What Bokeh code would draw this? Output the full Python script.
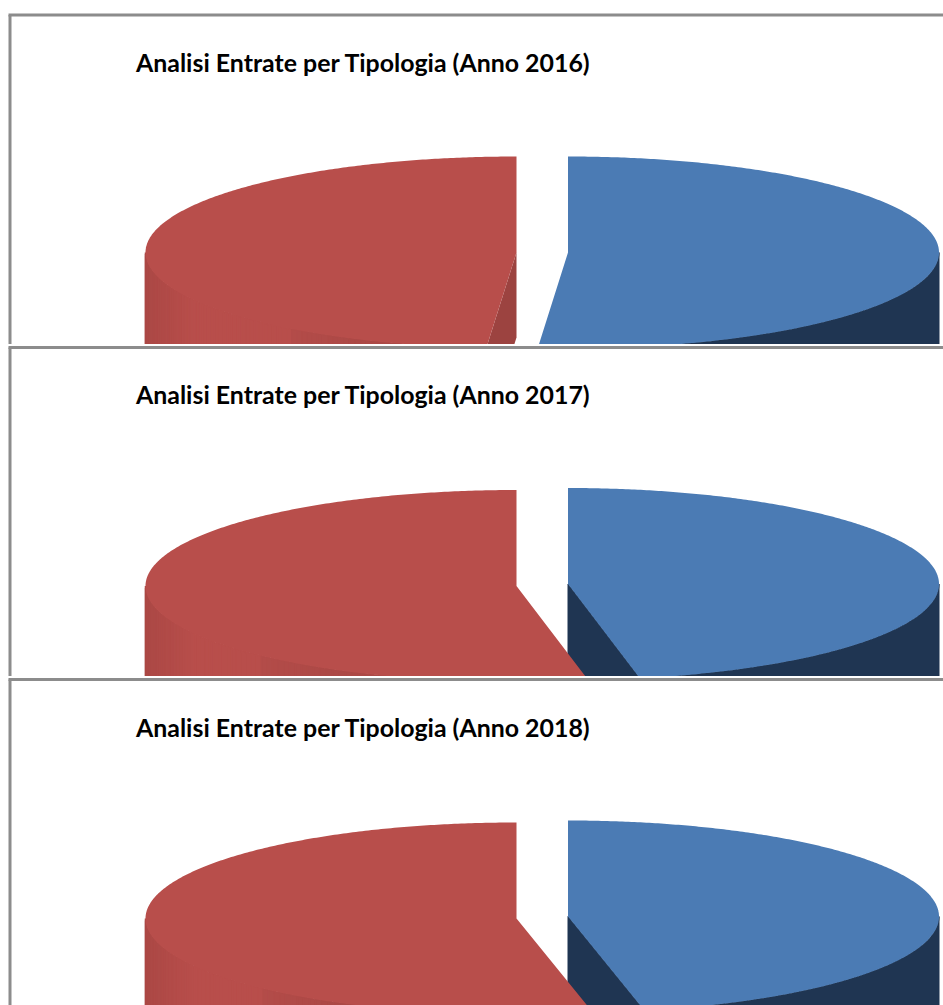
import numpy as np
from bokeh.plotting import figure
from bokeh.layouts import column
from bokeh.embed import file_html
from bokeh.resources import INLINE
from bokeh.models import ColumnDataSource
from bokeh.core.properties import value

# ---- data (percent of the total) ----
years = [2016, 2017, 2018]
share_blue = [51.3, 46.9, 46.7]
share_red = [48.7, 53.1, 53.3]

TITLE = "Analisi Entrate per Tipologia (Anno {})"
BLUE, BLUE_DARK = "#4B7BB4", "#1F3552"
RED, RED_FACE = "#B84E4B", "#9C4340"
GREY = "#8C8C8C"

RX, RY = 371.0, 96.0
WALL, FACE = 92.0, 85.0
BLUE_X, RED_X = 567.5, 516.0

# per panel layout, in picture pixels
panels = [
    dict(bottom=344, line=14.5, title=61, cy_blue=252, cy_red=252, shade=290),
    dict(bottom=676, line=347, title=393, cy_blue=583.5, cy_red=585.5, shade=263),
    dict(bottom=1005, line=679, title=726, cy_blue=916, cy_red=918, shade=263),
]


def rim(cx, cy, t0, t1, n=180):
    t = np.radians(np.linspace(t0, t1, n))
    return cx + RX * np.sin(t), cy - RY * np.cos(t)


def top_surface(cx, cy, t0, t1):
    x, y = rim(cx, cy, t0, t1, 360)
    return [cx, *x], [cy, *y]


def wall(cx, cy, t0, t1, n=60):
    x, y = rim(cx, cy, t0, t1, n)
    return [*x, *x[::-1]], [*y, *(y[::-1] + WALL)]


def face(cx, cy, t):
    x, y = rim(cx, cy, t, t, 1)
    return [cx, x[0], x[0], cx], [cy, y[0], y[0] + FACE, cy + FACE]


def mix(c0, c1, u):
    a = [int(c0[i:i + 2], 16) for i in (1, 3, 5)]
    b = [int(c1[i:i + 2], 16) for i in (1, 3, 5)]
    return "#%02X%02X%02X" % tuple(int(round(p + (q - p) * u)) for p, q in zip(a, b))


def red_wall_strips(cx, cy, edge, shade_x):
    xs, ys, cols = [], [], []
    steps = np.linspace(270, edge, 90)
    left = cx - RX
    for t0, t1 in zip(steps[:-1], steps[1:]):
        x, y = wall(cx, cy, t1, t0, 4)
        xm = cx + RX * np.sin(np.radians((t0 + t1) / 2))
        if xm < 195:
            col = mix("#AB4845", RED, (xm - left) / (195 - left))
        elif xm < shade_x:
            col = RED
        else:
            col = mix("#B34C49", "#AC4946", min(1.0, (xm - shade_x) / 70))
        xs.append(x)
        ys.append(y)
        cols.append(col)
    return xs, ys, cols


def make_panel(year, blue, red, pn, top0):
    p = figure(width=943, height=pn["bottom"] - top0,
               x_range=(0, 943), y_range=(pn["bottom"], top0),
               x_axis_type=None, y_axis_type=None,
               toolbar_location=None, output_backend="svg",
               min_border=0, outline_line_color=None,
               background_fill_color="white", border_fill_color="white")
    p.grid.visible = False

    edge = 360.0 * blue / (blue + red)
    cb, cr = pn["cy_blue"], pn["cy_red"]

    # blue slice: wall, cut face, top
    x, y = wall(BLUE_X, cb, 90, edge)
    p.patch(x, y, fill_color=BLUE_DARK, line_color=BLUE_DARK)
    if edge < 180:
        x, y = face(BLUE_X, cb, edge)
        p.patch(x, y, fill_color=BLUE_DARK, line_color=BLUE_DARK)
    x, y = top_surface(BLUE_X, cb, 0, edge)
    p.patch(x, y, fill_color=BLUE, line_color=None)

    # red slice: shaded wall, cut face, top
    xs, ys, cols = red_wall_strips(RED_X, cr, edge, pn["shade"])
    src = ColumnDataSource(dict(xs=xs, ys=ys, c=cols))
    p.patches("xs", "ys", fill_color="c", line_color="c", line_width=1.5, source=src)
    if edge > 180:
        x, y = face(RED_X, cr, edge)
        p.patch(x, y, fill_color=RED_FACE, line_color=None)
    x, y = top_surface(RED_X, cr, edge, 360)
    p.patch(x, y, fill_color=RED, line_color=None)

    # chart frame: top and left edges
    p.line([9.5, 9.5], [pn["line"], pn["bottom"]], line_color=GREY, line_width=3)
    p.line([8, 943], [pn["line"], pn["line"]], line_color=GREY, line_width=3)

    p.text([135.5], [pn["title"]], text=[TITLE.format(year)],
           text_font=value("Lato"), text_font_style="bold",
           text_font_size="24.9px", text_color="#000000",
           text_align="left", text_baseline="middle")
    return p


tops = [0, 345, 677]
figs = [make_panel(y, b, r, pn, t) for y, b, r, pn, t in zip(years, share_blue, share_red, panels, tops)]
page = column(*figs, spacing=1)
open("out.html", "w").write(file_html(page, INLINE))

The problem. Write out exactly the opening lines of the data, stopping after the line that holds "share_red = [48.7, 53.1, 53.3]". Exclude pictures.

Exercise answer.
What Bokeh code would draw this? Output the full Python script.
import numpy as np
from bokeh.plotting import figure
from bokeh.layouts import column
from bokeh.embed import file_html
from bokeh.resources import INLINE
from bokeh.models import ColumnDataSource
from bokeh.core.properties import value

# ---- data (percent of the total) ----
years = [2016, 2017, 2018]
share_blue = [51.3, 46.9, 46.7]
share_red = [48.7, 53.1, 53.3]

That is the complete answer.